Trump Accounts Launch July 4, Offering Children a Head Start on Wealth
Trump Accounts, a new tax-advantaged investment vehicle for children under 18, launched on July 4, 2026, under the One Big Beautiful Bill Act. Children born between January 1, 2025, and December 31, 2028, are eligible for a one-time $1,000 government deposit. Families can contribute up to $5,000 per year, and the accounts convert to traditional IRAs when the child turns 18.

Trump Accounts, officially called 530A accounts, launched on July 4, 2026, giving families a new way to build long-term wealth for children. The accounts were created under the One Big Beautiful Bill Act, signed in 2025.
Children born between January 1, 2025, and December 31, 2028, who are U.S. citizens with a Social Security number are eligible for a one-time $1,000 government deposit. Families, friends, and employers can contribute up to $5,000 per year per child, with the limit indexed for inflation starting in 2028.
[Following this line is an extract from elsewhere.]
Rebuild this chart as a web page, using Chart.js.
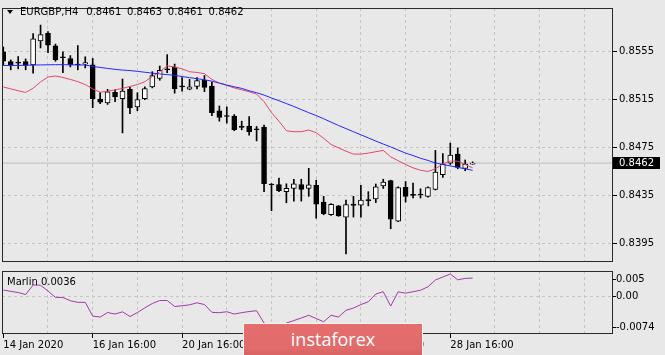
<!DOCTYPE html>
<html>
<head>
<meta charset="utf-8">
<script src="https://cdn.jsdelivr.net/npm/chart.js@4"></script>
<style>
html,body{margin:0;padding:0;background:#e8e8e8;width:665px;height:355px;overflow:hidden;}
body{position:relative;font-family:"DejaVu Sans",sans-serif;}
#main{position:absolute;left:0;top:0;}
#sub{position:absolute;left:0;top:262px;}
.lbl{position:absolute;font-size:10px;line-height:12px;color:#000;white-space:pre;}
#tri{position:absolute;left:7px;top:10px;width:0;height:0;border-left:3.5px solid transparent;border-right:3.5px solid transparent;border-top:4px solid #000;}
#wm{position:absolute;left:243px;top:323px;width:178px;height:33px;background:linear-gradient(#e46d6d 0%,#e16a6a 75%,#d45e5e 100%);border:1px solid #f4f4f4;border-bottom:none;}
#wm span{position:absolute;left:0;right:0;top:3px;text-align:center;font-family:"Open Sans",sans-serif;font-size:18px;line-height:24px;color:#fff;}
</style>
</head>
<body>
<canvas id="main" width="665" height="270"></canvas>
<canvas id="sub" width="665" height="93"></canvas>
<div id="tri"></div>
<div class="lbl" id="title" style="left:20px;top:6px;"></div>
<div class="lbl" id="subtitle" style="left:7px;top:276px;"></div>
<div id="wm"><span>instaforex</span></div>
<script>
// ---- data (EURGBP, H4) ----
const symbol = 'EURGBP,H4';
const opens = [
0.85550,0.85467,0.85459,0.85468,0.85439,0.85640,0.85705,0.85600,0.85502,0.85494,
0.85443,0.85447,0.85441,0.85155,0.85123,0.85212,0.85158,0.85236,0.85089,0.85157,
0.85256,0.85327,0.85407,0.85423,0.85260,0.85238,0.85261,0.85312,0.85264,0.85057,
0.85013,0.85013,0.84922,0.84930,0.84902,0.84918,0.84441,0.84441,0.84381,0.84408,
0.84441,0.84408,0.84435,0.84294,0.84188,0.84262,0.84169,0.84278,0.84268,0.84310,
0.84320,0.84429,0.84473,0.84135,0.84417,0.84353,0.84357,0.84342,0.84400,0.84524,
0.84620,0.84695,0.84575,0.84610];
const highs = [
0.85590,0.85482,0.85510,0.85490,0.85701,0.85773,0.85719,0.85614,0.85550,0.85518,
0.85602,0.85508,0.85494,0.85208,0.85236,0.85232,0.85322,0.85252,0.85208,0.85256,
0.85383,0.85431,0.85526,0.85447,0.85335,0.85319,0.85335,0.85351,0.85296,0.85097,
0.85089,0.85025,0.84970,0.85009,0.84926,0.84938,0.84449,0.84495,0.84447,0.84485,
0.84485,0.84576,0.84477,0.84342,0.84282,0.84266,0.84310,0.84342,0.84435,0.84381,
0.84445,0.84485,0.84477,0.84421,0.84466,0.84453,0.84405,0.84421,0.84726,0.84699,
0.84787,0.84747,0.84646,0.84630];
const lows = [
0.85439,0.85399,0.85407,0.85399,0.85371,0.85582,0.85542,0.85471,0.85375,0.85423,
0.85399,0.85415,0.85083,0.85117,0.85110,0.85133,0.84872,0.85033,0.85057,0.85149,
0.85248,0.85312,0.85375,0.85204,0.85220,0.85232,0.85240,0.85216,0.85017,0.84970,
0.84954,0.84890,0.84898,0.84853,0.84805,0.84381,0.84222,0.84381,0.84288,0.84302,
0.84302,0.84342,0.84159,0.84188,0.84183,0.84175,0.83861,0.84169,0.84169,0.84262,
0.84290,0.84408,0.84071,0.84131,0.84294,0.84328,0.84328,0.84336,0.84395,0.84501,
0.84608,0.84572,0.84556,0.84610];
const closes = [
0.85471,0.85443,0.85455,0.85435,0.85659,0.85693,0.85606,0.85481,0.85500,0.85441,
0.85439,0.85459,0.85157,0.85129,0.85216,0.85172,0.85222,0.85081,0.85150,0.85242,
0.85351,0.85395,0.85399,0.85242,0.85256,0.85256,0.85309,0.85252,0.85041,0.85001,
0.85009,0.84898,0.84918,0.84882,0.84898,0.84447,0.84437,0.84389,0.84408,0.84447,
0.84400,0.84439,0.84276,0.84198,0.84276,0.84179,0.84274,0.84266,0.84310,0.84306,
0.84421,0.84461,0.84151,0.84415,0.84342,0.84350,0.84353,0.84415,0.84544,0.84612,
0.84686,0.84584,0.84612,0.84620];
// red moving average
const maFast = [
0.85256,0.85240,0.85224,0.85210,0.85245,0.85298,0.85339,0.85347,0.85335,0.85319,
0.85300,0.85276,0.85240,0.85212,0.85220,0.85232,0.85244,0.85260,0.85276,0.85300,
0.85343,0.85383,0.85432,0.85423,0.85407,0.85383,0.85377,0.85367,0.85319,0.85288,
0.85268,0.85248,0.85232,0.85216,0.85196,0.85133,0.85041,0.84970,0.84890,0.84882,
0.84882,0.84896,0.84874,0.84827,0.84775,0.84747,0.84719,0.84695,0.84695,0.84703,
0.84715,0.84726,0.84672,0.84640,0.84608,0.84580,0.84560,0.84550,0.84572,0.84612,
0.84637,0.84636,0.84608,0.84580];
// blue moving average
const maSlow = [
0.85435,0.85435,0.85436,0.85437,0.85439,0.85440,0.85441,0.85442,0.85442,0.85441,
0.85440,0.85439,0.85427,0.85419,0.85411,0.85403,0.85397,0.85393,0.85386,0.85379,
0.85371,0.85365,0.85359,0.85353,0.85343,0.85334,0.85325,0.85316,0.85304,0.85288,
0.85272,0.85257,0.85244,0.85224,0.85208,0.85188,0.85164,0.85141,0.85117,0.85093,
0.85067,0.85041,0.85017,0.84990,0.84962,0.84934,0.84908,0.84882,0.84856,0.84830,
0.84804,0.84779,0.84755,0.84729,0.84703,0.84683,0.84660,0.84642,0.84621,0.84608,
0.84596,0.84584,0.84572,0.84559];
// Marlin oscillator
const marlinName = 'Marlin';
const marlin = [
0.00126,0.00100,0.00076,0.00037,0.00224,0.00220,0.00106,-0.00018,-0.00022,-0.00085,
-0.00117,-0.00117,-0.00387,-0.00406,-0.00318,-0.00347,-0.00304,-0.00396,-0.00318,-0.00225,
-0.00140,-0.00081,-0.00081,-0.00199,-0.00184,-0.00166,-0.00126,-0.00160,-0.00314,-0.00320,
-0.00302,-0.00347,-0.00320,-0.00298,-0.00282,-0.00524,-0.00623,-0.00603,-0.00524,-0.00475,
-0.00426,-0.00371,-0.00436,-0.00499,-0.00371,-0.00406,-0.00274,-0.00229,-0.00160,-0.00105,
0.00047,0.00092,-0.00190,0.00090,0.00063,0.00092,0.00122,0.00189,0.00323,0.00382,
0.00441,0.00327,0.00354,0.00360];
// ticks
const priceTicks = [0.8395,0.8435,0.8475,0.8515,0.8555];
const marlinTicks = [0.005,0,-0.0074];
const marlinTickLabels = ['0.005','0.00','-0.0074'];
const gridBars = [6,12,18,24,30,36,42,48,54,60,66,72,78];
const labelBars = [0,12,24,36,48,60];
const timeLabels = ['14 Jan 2020','16 Jan 16:00','20 Jan 16:00','22 Jan 16:00','24 Jan 16:00','28 Jan 16:00'];

// ---- layout constants ----
const X_MIN = -0.1745, X_MAX = 81.84;
const Y_MIN = 0.837934, Y_MAX = 0.859156;
const M_MIN = -0.0074, M_MAX = 0.005;
const FONT = 'DejaVu Sans';
const GRID = '#c6c6c6';

Chart.defaults.font.family = FONT;
Chart.defaults.font.size = 10;
Chart.defaults.color = '#000';

const last = opens.length - 1;
const lastClose = closes[last];
const barIdx = opens.map((_, i) => i);

document.getElementById('title').innerHTML =
  symbol + '<span style="margin-left:8px;word-spacing:2.6px">' +
  [opens[last], highs[last], lows[last], closes[last]].map(v => v.toFixed(4)).join(' ') + '</span>';
document.getElementById('subtitle').textContent = marlinName + ' ' + marlin[last].toFixed(4);

const frame = {
  id: 'frame',
  afterDraw(chart) {
    const {ctx, chartArea: a} = chart;
    ctx.save();
    ctx.strokeStyle = '#2a2a2a';
    ctx.lineWidth = 1;
    ctx.strokeRect(a.left + 0.5, a.top + 0.5, a.right - a.left - 1, a.bottom - a.top - 1);
    ctx.restore();
  }
};

const priceTag = {
  id: 'priceTag',
  afterDraw(chart) {
    const {ctx, chartArea: a} = chart;
    const p = Math.round(chart.scales.y.getPixelForValue(lastClose));
    ctx.save();
    ctx.fillStyle = '#000';
    ctx.fillRect(a.right, p - 6, 47, 12);
    ctx.fillStyle = '#fff';
    ctx.font = '10px "' + FONT + '"';
    ctx.textBaseline = 'middle';
    ctx.textAlign = 'left';
    ctx.fillText(lastClose.toFixed(4), a.right + 6, p + 0.5);
    ctx.restore();
  }
};

const subLabels = {
  id: 'subLabels',
  afterDraw(chart) {
    const {ctx, chartArea: a} = chart;
    const ys = chart.scales.y;
    ctx.save();
    ctx.font = '10px "' + FONT + '"';
    ctx.textBaseline = 'middle';
    ctx.textAlign = 'left';
    marlinTicks.forEach((v, k) => {
      let p = ys.getPixelForValue(v);
      p = Math.round(Math.max(a.top + 8, Math.min(a.bottom - 7, p)));
      ctx.fillStyle = '#000';
      ctx.fillRect(a.right, p, 3, 1);
      ctx.fillText(marlinTickLabels[k], a.right + 3, p + 0.5);
    });
    ctx.restore();
  }
};

new Chart(document.getElementById('main'), {
  type: 'bar',
  data: {
    datasets: [
      {type: 'line', data: [{x: X_MIN, y: lastClose}, {x: X_MAX, y: lastClose}],
       borderColor: '#bdbdbd', borderWidth: 1, pointRadius: 0, order: 10},
      {type: 'bar', data: barIdx.map(i => ({x: i, y: [lows[i], highs[i]]})),
       backgroundColor: '#000', barThickness: 1, grouped: false, order: 6},
      {type: 'bar', data: barIdx.map(i => ({x: i, y: [opens[i], closes[i]]})),
       backgroundColor: c => closes[c.dataIndex] >= opens[c.dataIndex] ? '#fff' : '#000',
       borderColor: '#000', borderWidth: 1, borderSkipped: false, barThickness: 5,
       minBarLength: 1, grouped: false, order: 5},
      {type: 'line', data: barIdx.map(i => ({x: i, y: maFast[i]})),
       borderColor: '#e3486a', borderWidth: 1, pointRadius: 0, order: 2},
      {type: 'line', data: barIdx.map(i => ({x: i, y: maSlow[i]})),
       borderColor: '#2626ff', borderWidth: 1, pointRadius: 0, order: 1}
    ]
  },
  options: {
    responsive: false, animation: false,
    layout: {padding: {left: 2, top: 2, right: 0, bottom: 1}},
    plugins: {legend: {display: false}, tooltip: {enabled: false}},
    scales: {
      x: {type: 'linear', min: X_MIN, max: X_MAX, offset: false,
          afterBuildTicks: s => { s.ticks = gridBars.map(v => ({value: v})); },
          ticks: {display: false},
          grid: {color: GRID, drawTicks: false, offset: false},
          border: {display: false, dash: [3, 3]},
          afterFit: s => { s.height = 0; }},
      y: {type: 'linear', position: 'right', min: Y_MIN, max: Y_MAX, beginAtZero: false,
          afterBuildTicks: s => { s.ticks = priceTicks.map(v => ({value: v})); },
          ticks: {color: '#000', padding: 2, callback: v => Number(v).toFixed(4)},
          grid: {color: GRID, tickColor: '#000', tickLength: 4},
          border: {display: false, dash: [3, 3]},
          afterFit: s => { s.width = 52; }}
    }
  },
  plugins: [frame, priceTag]
});

const subTicks = [0].concat(gridBars);
new Chart(document.getElementById('sub'), {
  type: 'line',
  data: {
    datasets: [
      {data: barIdx.map(i => ({x: i, y: marlin[i]})), borderColor: '#a43aa8',
       borderWidth: 1, pointRadius: 0}
    ]
  },
  options: {
    responsive: false, animation: false,
    layout: {padding: {left: 2, top: 9, right: 0, bottom: 0}},
    plugins: {legend: {display: false}, tooltip: {enabled: false}},
    scales: {
      x: {type: 'linear', min: X_MIN, max: X_MAX, offset: false,
          afterBuildTicks: s => { s.ticks = subTicks.map(v => ({value: v})); },
          ticks: {autoSkip: false, maxRotation: 0, minRotation: 0, align: 'start', padding: 1,
                  color: '#000',
                  callback: v => { const k = labelBars.indexOf(v); return k >= 0 ? timeLabels[k] : ''; }},
          grid: {color: c => gridBars.includes(c.tick.value) ? GRID : 'rgba(0,0,0,0)',
                 tickColor: c => labelBars.includes(c.tick.value) ? '#000' : 'rgba(0,0,0,0)',
                 tickLength: 4, offset: false},
          border: {display: false, dash: [3, 3]},
          afterFit: s => { s.height = 21; }},
      y: {type: 'linear', position: 'right', min: M_MIN, max: M_MAX, beginAtZero: false,
          afterBuildTicks: s => { s.ticks = marlinTicks.map(v => ({value: v})); },
          ticks: {display: false},
          grid: {color: c => c.tick.value === 0 ? GRID : 'rgba(0,0,0,0)', drawTicks: false},
          border: {display: false, dash: [3, 3]},
          afterFit: s => { s.width = 52; }}
    }
  },
  plugins: [frame, subLabels]
});
</script>
</body>
</html>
Funds must be invested in broad U.S. equity index funds or ETFs, such as those tracking the S&P 500, with annual fees capped at 0.1 percent. Withdrawals are not allowed during the child's first 18 years, except in cases of death or excess contribution returns. At age 18, the account converts to a traditional IRA, with standard distribution rules applying after that.
Employers can contribute up to $2,500 per employee annually toward a child's account, and those contributions are not counted as taxable income for the employee. The IRS confirmed that contributions to Trump Accounts will not trigger gift tax reporting requirements.
Accounts are managed through the U.S. Treasury, with Bank of New York Mellon handling initial accounts and a Robinhood-built app for tracking. Parents can open an account by filing IRS Form 4547 or visiting TrumpAccounts.gov.
Philanthropists have added to the program. Michael and Susan Dell pledged $6.25 billion to provide $250 deposits for children age 10 or younger living in ZIP codes with median incomes of $150,000 or less. Ray and Barbara Dalio made similar targeted gifts for Connecticut families.
Critics from the Urban Institute and Brookings Institution said the accounts may disproportionately benefit higher-income families who can afford to maximize the annual contribution limit.